- Stored records
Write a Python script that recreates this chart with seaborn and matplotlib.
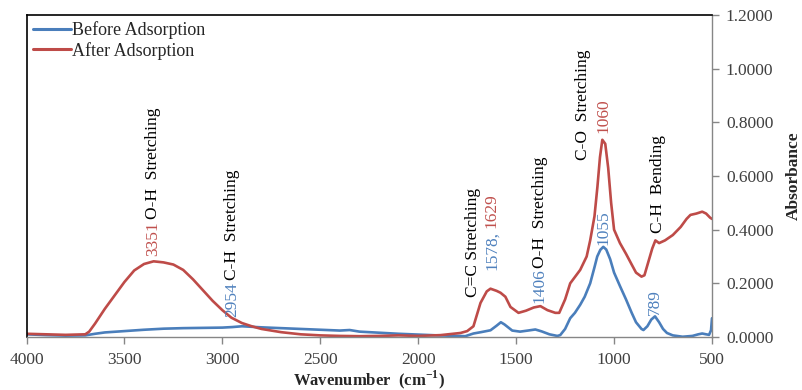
import matplotlib
matplotlib.use("Agg")
import matplotlib.pyplot as plt
import seaborn as sns
import pandas as pd
from matplotlib.ticker import FuncFormatter, FixedLocator

# ---------------- data ----------------
wn_before = [4000, 3900, 3800, 3700, 3650, 3600, 3500, 3400, 3300, 3200, 3100, 3000,
             2950, 2900, 2850, 2800, 2700, 2600, 2500, 2400, 2350, 2300, 2200, 2100,
             2000, 1900, 1800, 1760, 1718, 1680, 1631, 1600, 1578, 1560, 1520, 1480,
             1440, 1402, 1370, 1330, 1290, 1275, 1250, 1224, 1200, 1173, 1150, 1122,
             1100, 1086, 1070, 1055, 1040, 1020, 1000, 970, 939, 910, 888, 860, 850,
             830, 810, 791, 770, 750, 730, 700, 650, 600, 570, 550, 530, 515, 505, 500]
abs_before = [0.010, 0.007, 0.005, 0.006, 0.012, 0.017, 0.022, 0.027, 0.031, 0.033, 0.034, 0.035,
              0.037, 0.040, 0.038, 0.036, 0.033, 0.030, 0.027, 0.024, 0.026, 0.020, 0.016, 0.012,
              0.009, 0.006, 0.004, 0.003, 0.013, 0.018, 0.025, 0.042, 0.055, 0.047, 0.024, 0.020,
              0.024, 0.028, 0.021, 0.010, 0.004, 0.007, 0.030, 0.070, 0.090, 0.120, 0.150, 0.200,
              0.260, 0.300, 0.325, 0.336, 0.326, 0.290, 0.240, 0.190, 0.140, 0.090, 0.055, 0.030, 0.026,
              0.040, 0.065, 0.077, 0.055, 0.030, 0.015, 0.006, 0.001, 0.004, 0.010, 0.013, 0.010, 0.008, 0.025, 0.070]

wn_after = [4000, 3900, 3800, 3700, 3680, 3650, 3600, 3550, 3500, 3450, 3400, 3351, 3300,
            3250, 3200, 3150, 3100, 3050, 3000, 2954, 2900, 2850, 2800, 2700, 2600, 2500,
            2400, 2300, 2200, 2100, 2000, 1886, 1784, 1750, 1718, 1682, 1650, 1631, 1600,
            1580, 1555, 1529, 1488, 1450, 1410, 1376, 1340, 1300, 1280, 1250, 1224, 1173,
            1140, 1122, 1100, 1085, 1072, 1060, 1045, 1030, 1015, 1000, 970, 939, 910, 888,
            860, 845, 825, 805, 789, 770, 740, 700, 660, 630, 610, 580, 550, 530, 510, 500]
abs_after = [0.012, 0.010, 0.008, 0.010, 0.020, 0.050, 0.105, 0.155, 0.205, 0.248, 0.272, 0.282, 0.278,
             0.270, 0.250, 0.215, 0.175, 0.135, 0.100, 0.072, 0.052, 0.040, 0.030, 0.018, 0.010, 0.006,
             0.004, 0.003, 0.004, 0.006, 0.004, 0.007, 0.015, 0.022, 0.040, 0.127, 0.170, 0.180, 0.172,
             0.165, 0.150, 0.112, 0.090, 0.098, 0.110, 0.115, 0.100, 0.090, 0.090, 0.140, 0.200, 0.250,
             0.300, 0.360, 0.450, 0.560, 0.670, 0.735, 0.720, 0.630, 0.500, 0.400, 0.350, 0.310, 0.270, 0.240,
             0.225, 0.230, 0.280, 0.330, 0.360, 0.350, 0.360, 0.380, 0.410, 0.440, 0.455, 0.460, 0.467, 0.460, 0.445, 0.440]

series_names = ["Before Adsorption", "After Adsorption"]
x_ticks = [4000, 3500, 3000, 2500, 2000, 1500, 1000, 500]
y_ticks = [0.0, 0.2, 0.4, 0.6, 0.8, 1.0, 1.2]

# annotations: (wavenumber, y bottom, text, colour-key)
annotations = [
    (3355, 0.302, "3351", "red"), (3355, 0.440, "O-H  Stretching", "black"),
    (2951, 0.075, "2954", "blue"), (2951, 0.214, "C-H  Stretching", "black"),
    (1721, 0.149, "C=C Stretching", "black"),
    (1624, 0.250, "1578,", "blue"), (1624, 0.408, "1629", "red"),
    (1379, 0.127, "1406", "blue"), (1379, 0.257, "O-H  Stretching", "black"),
    (1159, 0.660, "C-O  Stretching", "black"),
    (1052, 0.760, "1060", "red"),
    (1052, 0.343, "1055", "blue"),
    (776, 0.388, "C-H  Bending", "black"),
    (792, 0.082, "789", "blue"),
]

# ---------------- styling ----------------
sns.set_style("white")
plt.rcParams["font.family"] = ["Liberation Serif", "DejaVu Serif"]
plt.rcParams["mathtext.fontset"] = "custom"
plt.rcParams["mathtext.rm"] = "Liberation Serif"
plt.rcParams["mathtext.bf"] = "Liberation Serif:bold"

line_blue = "#4A7EBB"
line_red = "#BE4B48"
text_colors = {"red": "#C0504D", "blue": "#4F81BD", "black": "#000000"}
grey = "#868686"

df = pd.concat([
    pd.DataFrame({"Wavenumber": wn_before, "Absorbance": abs_before, "Series": series_names[0]}),
    pd.DataFrame({"Wavenumber": wn_after, "Absorbance": abs_after, "Series": series_names[1]}),
], ignore_index=True)

fig = plt.figure(figsize=(8.02, 3.90), dpi=100)
ax = fig.add_axes([26.5 / 802, 1 - 337 / 390, 685.5 / 802, 322 / 390])

sns.lineplot(data=df, x="Wavenumber", y="Absorbance", hue="Series",
             palette=[line_blue, line_red], hue_order=series_names,
             estimator=None, linewidth=1.9, ax=ax)

ax.set_xlim(4000, 500)
ax.set_ylim(0, 1.2)
ax.xaxis.set_major_locator(FixedLocator(x_ticks))
ax.yaxis.set_major_locator(FixedLocator(y_ticks))
ax.yaxis.set_major_formatter(FuncFormatter(lambda v, p: f"{v:.4f}"))
ax.yaxis.tick_right()
ax.yaxis.set_label_position("right")

ax.tick_params(axis="x", which="major", direction="out", length=5, width=1, color=grey,
               labelsize=12.5, labelcolor="#404040", pad=6, bottom=True)
ax.tick_params(axis="y", which="major", direction="out", length=5, width=1, color=grey,
               labelsize=12.5, labelcolor="#404040", pad=5, right=True, left=False)

for side in ["top", "left"]:
    ax.spines[side].set_color("black")
    ax.spines[side].set_linewidth(1.2)
for side in ["bottom", "right"]:
    ax.spines[side].set_color(grey)
    ax.spines[side].set_linewidth(1.0)
    ax.spines[side].set_visible(True)

ax.set_xlabel(r"Wavenumber  (cm$^{\mathbf{-1}}$)", fontsize=12, fontweight="bold", labelpad=0)
ax.set_ylabel("Absorbance", fontsize=12.5, fontweight="bold", labelpad=9)

for xw, yb, txt, ck in annotations:
    ax.text(xw, yb, txt, rotation=90, ha="center", va="bottom",
            fontsize=12.5, color=text_colors[ck])

leg = ax.legend(loc="upper left", bbox_to_anchor=(0.009, 0.981), frameon=False,
                fontsize=13, handlelength=2.1, handletextpad=0.1, labelspacing=0.15,
                borderaxespad=0, borderpad=0)
for line in leg.get_lines():
    line.set_linewidth(2.2)

fig.savefig("out.png", dpi=100)
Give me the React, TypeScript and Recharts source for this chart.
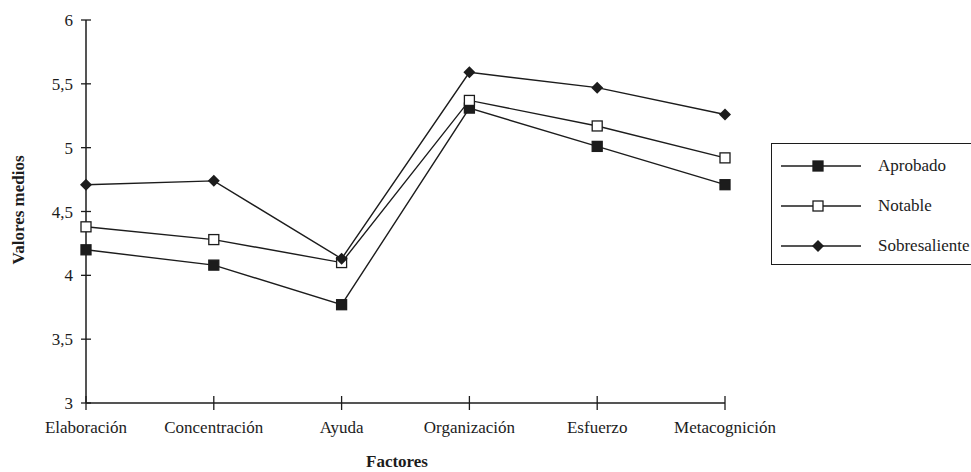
import React from "react"
import { LineChart, Line, XAxis, YAxis } from "recharts"

const factores = ["Elaboración", "Concentración", "Ayuda", "Organización", "Esfuerzo", "Metacognición"]
const aprobado = [4.2, 4.08, 3.77, 5.31, 5.01, 4.71]
const notable = [4.38, 4.28, 4.1, 5.37, 5.17, 4.92]
const sobresaliente = [4.71, 4.74, 4.13, 5.59, 5.47, 5.26]
const yTicks = [3, 3.5, 4, 4.5, 5, 5.5, 6]

const data = factores.map((f, i) => ({
  factor: f,
  aprobado: aprobado[i],
  notable: notable[i],
  sobresaliente: sobresaliente[i],
}))

const INK = "#1c1c1c"
const FONT = '"Liberation Serif", "DejaVu Serif", serif'

type Shape = "square" | "open" | "diamond"

function Marker({ cx, cy, shape }: { cx: number; cy: number; shape: Shape }) {
  if (shape === "diamond") {
    const r = 6
    return <polygon points={`${cx},${cy - r} ${cx + r},${cy} ${cx},${cy + r} ${cx - r},${cy}`} fill={INK} />
  }
  const s = 10
  return (
    <rect
      x={cx - s / 2}
      y={cy - s / 2}
      width={s}
      height={s}
      fill={shape === "open" ? "#fff" : INK}
      stroke={INK}
      strokeWidth={1.3}
    />
  )
}

const series: { key: string; name: string; shape: Shape }[] = [
  { key: "aprobado", name: "Aprobado", shape: "square" },
  { key: "notable", name: "Notable", shape: "open" },
  { key: "sobresaliente", name: "Sobresaliente", shape: "diamond" },
]

function YTick({ x, y, payload }: any) {
  return (
    <g>
      <line x1={x - 5} x2={x + 5} y1={y} y2={y} stroke={INK} strokeWidth={1.3} />
      <text x={x - 13} y={y + 6} textAnchor="end" fontSize={17} style={{ fontFamily: FONT }} fill={INK}>
        {String(payload.value).replace(".", ",")}
      </text>
    </g>
  )
}

function XTick({ x, y, payload }: any) {
  return (
    <g>
      <line x1={x} x2={x} y1={y - 7} y2={y + 7} stroke={INK} strokeWidth={1.3} />
      <text x={x} y={y + 30} textAnchor="middle" fontSize={17} style={{ fontFamily: FONT }} fill={INK}>
        {payload.value}
      </text>
    </g>
  )
}

export default function App() {
  return (
    <div style={{ position: "absolute", left: 0, top: 0, width: 971, height: 472, background: "#fff", overflow: "hidden", fontFamily: FONT }}>
      <LineChart width={971} height={472} data={data} margin={{ top: 20, right: 246, left: 0, bottom: 0 }}>
        <XAxis
          dataKey="factor"
          height={69}
          padding={{ left: 0, right: 0 }}
          tickSize={0}
          tickMargin={0}
          tickLine={false}
          axisLine={{ stroke: INK, strokeWidth: 1.5 }}
          tick={<XTick />}
          interval={0}
        />
        <YAxis
          width={86}
          domain={[3, 6]}
          ticks={yTicks}
          tickSize={0}
          tickMargin={0}
          tickLine={false}
          axisLine={{ stroke: INK, strokeWidth: 1.5 }}
          tick={<YTick />}
        />
        {series.map((s) => (
          <Line
            key={s.key}
            type="linear"
            dataKey={s.key}
            name={s.name}
            stroke={INK}
            strokeWidth={1.4}
            isAnimationActive={false}
            dot={(p: any) => <Marker key={`${s.key}-${p.index}`} cx={p.cx} cy={p.cy} shape={s.shape} />}
          />
        ))}
      </LineChart>
      <div
        style={{
          position: "absolute",
          left: 19,
          top: 210,
          transform: "translate(-50%, -50%) rotate(-90deg)",
          fontWeight: "bold",
          fontSize: 17,
          color: INK,
          whiteSpace: "nowrap",
        }}
      >
        Valores medios
      </div>
      <div
        style={{
          position: "absolute",
          left: 397,
          top: 452,
          transform: "translateX(-50%)",
          fontWeight: "bold",
          fontSize: 17,
          color: INK,
          whiteSpace: "nowrap",
        }}
      >
        Factores
      </div>
      <div
        style={{
          position: "absolute",
          left: 771,
          top: 143,
          width: 220,
          height: 120,
          borderTop: `1.5px solid ${INK}`,
          borderLeft: `1.5px solid ${INK}`,
          borderBottom: `1.5px solid ${INK}`,
        }}
      >
        {series.map((s, i) => (
          <div key={s.key} style={{ position: "absolute", left: 0, top: 10 + i * 40, height: 24, display: "flex", alignItems: "center" }}>
            <svg width={100} height={24} style={{ display: "block" }}>
              <line x1={9} x2={89} y1={12} y2={12} stroke={INK} strokeWidth={1.4} />
              <Marker cx={46} cy={12} shape={s.shape} />
            </svg>
            <span style={{ fontSize: 17, color: INK, marginLeft: 6, whiteSpace: "nowrap" }}>{s.name}</span>
          </div>
        ))}
      </div>
    </div>
  )
}
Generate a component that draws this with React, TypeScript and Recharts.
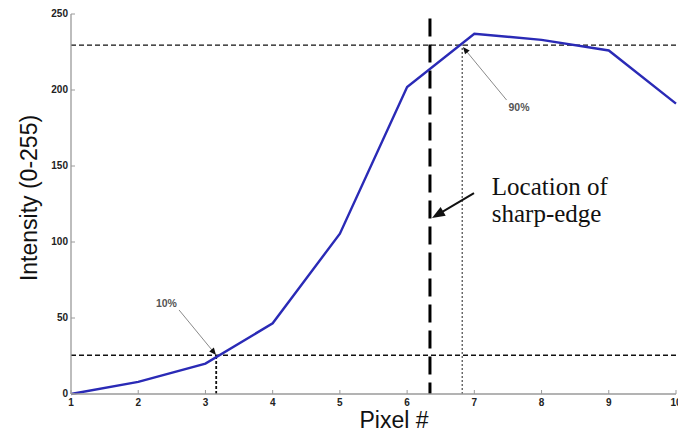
import React from "react";
import { LineChart, Line, XAxis, YAxis, ReferenceLine, ReferenceDot } from "recharts";

// pixel index vs. intensity profile across the edge
const pixels = [1, 2, 3, 4, 5, 6, 7, 8, 9, 10];
const intensity = [0, 8, 20, 46.5, 105.5, 202, 237, 233, 226, 191];
const xTicks = [1, 2, 3, 4, 5, 6, 7, 8, 9, 10];
const yTicks = [0, 50, 100, 150, 200, 250];

const level10 = 25.5;
const level90 = 229.5;
const cross10 = 3.16;
const cross90 = 6.82;
const edgeX = 6.34;
const edgeTop = 247;

const rows = pixels.map((p, i) => ({ pixel: p, value: intensity[i] }));

const AXIS = "#9a9a9a";
const TICK_FONT = { fontFamily: "Liberation Sans, Arial, sans-serif", fontSize: 10, fontWeight: 700, fill: "#222" };

function BottomTick({ x, y, payload }: any) {
  return (
    <g>
      <line x1={x} y1={y} x2={x} y2={y - 4} stroke={AXIS} />
      <text x={x} y={y + 12} textAnchor="middle" {...TICK_FONT}>
        {payload.value}
      </text>
    </g>
  );
}

function TopTick({ x, y }: any) {
  return <line x1={x} y1={y} x2={x} y2={y + 4} stroke={AXIS} />;
}

function LeftTick({ x, y, payload }: any) {
  return (
    <g>
      <line x1={x} y1={y} x2={x + 4} y2={y} stroke={AXIS} />
      <text x={x - 3} y={y + 3} textAnchor="end" {...TICK_FONT}>
        {payload.value}
      </text>
    </g>
  );
}

function RightTick({ x, y }: any) {
  return <line x1={x} y1={y} x2={x - 4} y2={y} stroke={AXIS} />;
}

function arrow(color: string, width: number, head: number, half: number) {
  return (p: any) => {
    const { x1, y1, x2, y2 } = p;
    const dx = x2 - x1;
    const dy = y2 - y1;
    const len = Math.sqrt(dx * dx + dy * dy) || 1;
    const ux = dx / len;
    const uy = dy / len;
    const bx = x2 - ux * head;
    const by = y2 - uy * head;
    const pts = `${x2},${y2} ${bx - uy * half},${by + ux * half} ${bx + uy * half},${by - ux * half}`;
    return (
      <g>
        <line x1={x1} y1={y1} x2={bx + ux} y2={by + uy} stroke={color} strokeWidth={width} />
        <polygon points={pts} fill="#111" />
      </g>
    );
  };
}

function smallLabel(text: string) {
  return (p: any) => (
    <text x={p.cx} y={p.cy} textAnchor="middle" {...TICK_FONT} fontSize={10.5} fill="#555">
      {text}
    </text>
  );
}

function edgeLabel(p: any) {
  return (
    <text x={p.cx} y={p.cy} fontFamily="Liberation Serif, Times New Roman, serif" fontSize={25} fill="#111">
      <tspan x={p.cx}>Location of</tspan>
      <tspan x={p.cx} dy={27}>sharp-edge</tspan>
    </text>
  );
}

export default function App() {
  return (
    <div style={{ position: "absolute", left: 0, top: 0, width: 678, height: 432, background: "#fff" }}>
      <LineChart width={678} height={432} data={rows} margin={{ top: 14, right: 2, bottom: 0, left: 0 }}>
        <XAxis
          dataKey="pixel"
          type="number"
          domain={[1, 10]}
          ticks={xTicks}
          interval={0}
          height={38}
          tickSize={0}
          tickMargin={0}
          tickLine={false}
          stroke={AXIS}
          strokeWidth={1.3}
          tick={<BottomTick />}
          label={{
            value: "Pixel #",
            content: (p: any) => (
              <text
                x={p.viewBox.x + 323}
                y={p.viewBox.y + 34}
                textAnchor="middle"
                fontFamily="Liberation Sans, Arial, sans-serif"
                fontSize={23}
                fill="#111"
              >
                Pixel #
              </text>
            ),
          }}
        />
        <XAxis
          xAxisId="top"
          dataKey="pixel"
          type="number"
          orientation="top"
          domain={[1, 10]}
          ticks={xTicks}
          interval={0}
          height={0}
          tickSize={0}
          tickMargin={0}
          tickLine={false}
          stroke={AXIS}
          strokeWidth={1.3}
          tick={<TopTick />}
        />
        <YAxis
          type="number"
          domain={[0, 250]}
          ticks={yTicks}
          interval={0}
          width={71}
          tickSize={0}
          tickMargin={0}
          tickLine={false}
          stroke={AXIS}
          strokeWidth={1.3}
          tick={<LeftTick />}
          label={{
            value: "Intensity (0-255)",
            content: (p: any) => {
              const cx = p.viewBox.x + 37;
              const cy = p.viewBox.y + 184;
              return (
                <text
                  x={cx}
                  y={cy}
                  transform={`rotate(-90, ${cx}, ${cy})`}
                  textAnchor="middle"
                  fontFamily="Liberation Sans, Arial, sans-serif"
                  fontSize={23}
                  fill="#111"
                >
                  Intensity (0-255)
                </text>
              );
            },
          }}
        />
        <YAxis
          yAxisId="right"
          orientation="right"
          type="number"
          domain={[0, 250]}
          ticks={yTicks}
          interval={0}
          width={0}
          tickSize={0}
          tickMargin={0}
          tickLine={false}
          axisLine={false}
          tick={<RightTick />}
        />

        <ReferenceLine y={level90} stroke="#111" strokeDasharray="5 3" strokeWidth={1.4} />
        <ReferenceLine y={level10} stroke="#111" strokeDasharray="5 3" strokeWidth={1.4} />
        <ReferenceLine
          segment={[{ x: cross10, y: 0 }, { x: cross10, y: level10 }]}
          stroke="#111"
          strokeDasharray="3 2"
          strokeWidth={1.8}
        />
        <ReferenceLine
          segment={[{ x: cross90, y: 0 }, { x: cross90, y: level90 }]}
          stroke="#555"
          strokeDasharray="2 2"
          strokeWidth={1.3}
        />
        <ReferenceLine
          segment={[{ x: edgeX, y: edgeTop }, { x: edgeX, y: 0 }]}
          stroke="#000"
          strokeDasharray="18 8"
          strokeWidth={3}
        />

        <Line
          type="linear"
          dataKey="value"
          stroke="#2a2ab6"
          strokeWidth={2.4}
          dot={false}
          activeDot={false}
          isAnimationActive={false}
        />

        <ReferenceLine
          segment={[{ x: 2.607, y: 55.3 }, { x: 3.157, y: 25.7 }]}
          shape={arrow("#8a8a8a", 1, 7, 3)}
        />
        <ReferenceLine
          segment={[{ x: 7.48, y: 193.4 }, { x: 6.83, y: 228.3 }]}
          shape={arrow("#8a8a8a", 1, 7, 3)}
        />
        <ReferenceLine
          segment={[{ x: 6.995, y: 132.2 }, { x: 6.37, y: 115.8 }]}
          shape={arrow("#111", 2, 13, 5)}
        />

        <ReferenceDot x={2.42} y={57.2} r={1} shape={smallLabel("10%")} />
        <ReferenceDot x={7.665} y={186.2} r={1} shape={smallLabel("90%")} />
        <ReferenceDot x={7.26} y={130.9} r={1} shape={edgeLabel} />
      </LineChart>
    </div>
  );
}
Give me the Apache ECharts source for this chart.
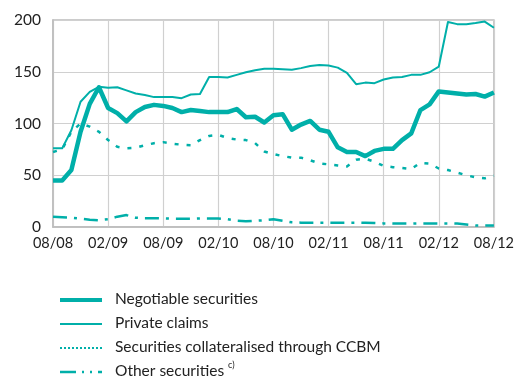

- Challenge
Gather every line from the listing above in which the word "seaborn" appears.

- Output
Write a Python script that recreates this chart with seaborn and matplotlib.
import seaborn as sns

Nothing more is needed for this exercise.